Individual Life Sales Trends - Will IUL & Whole Life Continue to Drive Growth?
June  2015

​​​​The U.S. individual life market posted positive growth in 2014. According to LIMRA’s recent sales survey, annualized premiums for 2014 inched up 1%, exceeding $13 billion. 2014 marked the fourth highest sales results recorded by LIMRA (see Figure 1) and is $1 billion shy of the all-time sales high of pre-recession 2007.

life insurance sales trends
The industry has continued to improve since the beginning of the financial crisis and many life insurers are pursuing their own unique strategies to navigate this dynamically changing market environment.

Sales Trend Observations from the Last 15 Years
LIMRA’s long-term product sales trend survey1 illustrates a significantly different pattern between pre- and post-financial crisis (see Figure 2). From 2000–2008 UL grew from 18% to 41%, driving overall life sales growth. Whole life and term were almost flat at 23% each.
life insurance market segments

After the crisis hit, the product mix shifted:

  • Traditional UL’s share declined but IUL sales helped compensate for the drop.
  • Whole life’s share jumped and continues to grow steadily, reaching 35% in 2014, the largest share that the product has held since 1997.
  • Meanwhile, term life slipped slightly in its share of new sales, from 23% to 21%.

Whole life has now replaced term as the most-sold individual life product in terms of policy count (50% vs. term’s 37% in 2014).
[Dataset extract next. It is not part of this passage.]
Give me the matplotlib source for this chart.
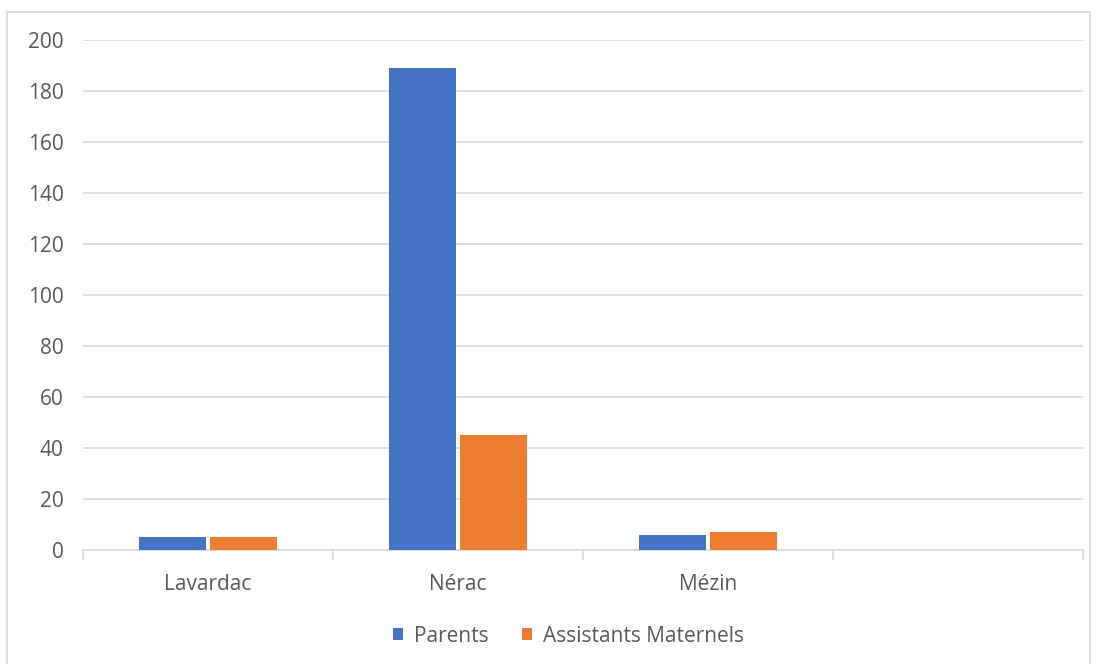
import matplotlib
matplotlib.use("Agg")
import matplotlib.pyplot as plt
from matplotlib.patches import Rectangle
import numpy as np

categories = ["Lavardac", "Nérac", "Mézin", ""]
parents = [5, 189, 6, 0]
assistants = [5, 45, 7, 0]
series_names = ["Parents", "Assistants Maternels"]
yticks = [0, 20, 40, 60, 80, 100, 120, 140, 160, 180, 200]

plt.rcParams['font.family'] = ['Open Sans', 'DejaVu Sans']

W, H = 1097, 664
fig = plt.figure(figsize=(W / 100, H / 100), dpi=100)
ax = fig.add_axes([83 / W, 1 - 550 / H, (1083 - 83) / W, (550 - 40) / H])

# outer border
fig.patches.append(Rectangle((7 / W, -0.05), (1090 - 7) / W, 1.05 - 11.5 / H,
                             transform=fig.transFigure, fill=False,
                             edgecolor="#d9d9d9", linewidth=1.2))

x = np.arange(len(categories))
bw = 0.268
gap = 0.016
ax.bar(x - (bw + gap) / 2, parents, width=bw, color="#4472C4", label=series_names[0], zorder=3)
ax.bar(x + (bw + gap) / 2, assistants, width=bw, color="#ED7D31", label=series_names[1], zorder=3)

ax.set_xlim(-0.5, len(categories) - 0.5)
ax.set_ylim(0, 200)
ax.set_yticks(yticks)
ax.yaxis.grid(True, color="#d9d9d9", linewidth=1.2, zorder=0)
ax.set_axisbelow(True)

for s in ["top", "right", "left"]:
    ax.spines[s].set_visible(False)
ax.spines["bottom"].set_color("#d9d9d9")
ax.spines["bottom"].set_linewidth(1.2)

ax.set_xticks(np.arange(-0.5, len(categories)), minor=False)
ax.set_xticklabels([])
ax.tick_params(axis="x", which="major", length=7, color="#d9d9d9", width=1.2)
ax.set_xticks(x, minor=True)
ax.set_xticklabels(categories, minor=True)
ax.tick_params(axis="x", which="minor", length=0, pad=17, labelsize=15, labelcolor="#595959")
ax.tick_params(axis="y", length=0, pad=14, labelsize=15, labelcolor="#595959")

leg = fig.legend(loc="center", bbox_to_anchor=(0.518, 1 - 636 / H), ncol=2, frameon=False,
                 fontsize=15, handlelength=0.5, handleheight=0.5, columnspacing=1.6,
                 handletextpad=0.5, labelcolor="#595959")

fig.savefig("out.png", dpi=100)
Trends since 2008 suggest more buyers of lower face amount policies chose whole life over term, while buyers of higher face amount policies were attracted to IUL’s option to participate in the financial market performance with downside protection. Producers and carriers supported this trend.

What Is Driving These Trends?
The largest drivers for the current life sales growth are IUL and whole life. Other products suffered sales declines due to ongoing low interest rates and higher reserve requirements, leading carriers to re-price, modify product features and even exit some markets.

What separates IUL and whole life from those low-performing products? Three major factors played key roles: product features, consumer sentiment and marketing effectiveness. Unlike other products, IUL benefits from the low interest rate environment as it attracts consumers seeking products with higher possible returns. IUL offers a favorable combination of potentially higher returns and certain degree of security from downside risk, appealing to the current consumer sentiment.

Marketing is also a key element. Many carriers have launched big branding campaigns and new websites for IUL in recent years, often resulting in robust sales growth. Whole life’s growth, on the other hand, appears to be driven by consumers’ post-crisis preference for long-term guarantees, strong new agent recruiting (particularly by mutual companies) and increased marketing campaigns.

What Are Near-Term Prospects and Emerging Trends?
How long will this sales trend likely continue? At least for the next four years, according to LIMRA2. They base this prediction on the assumption that steady growth in the indexed market will continue.

However, it may not be feasible, as many strategists are skeptical of a fourth straight year of double-digit equity gains in 2015. If the market declines significantly, as some analysts suggest, it could potentially cause a shift away from IUL, as VUL experienced in the early 2000s.

It is true that IUL’s success largely depends on how equity markets move. But equally important is how well life insurance companies identify these emerging trends and respond to them, as they demonstrated in their marketing efforts with IUL and whole life.

It is noteworthy that growth-driver characteristics of whole life and IUL are like opposite sides of the same coin: IUL sales thrive during periods of positive equity-market sentiment, while whole life benefits from consumers’ concern over market uncertainty. Still, they are the two main engines for today’s life sales growth. A balanced mix of reasonable investment returns and sense of security are where these products intersect. Life insurers must continue to proactively monitor the market and changing consumer needs and adjust product mix and marketing strategies accordingly.

References

1 U.S. Individual Life Insurance Sales Trends, 1975 – 2014. LIMRA International.

2 Individual Life Sales Forecast, Fourth Quarter 2014. LIMRA International.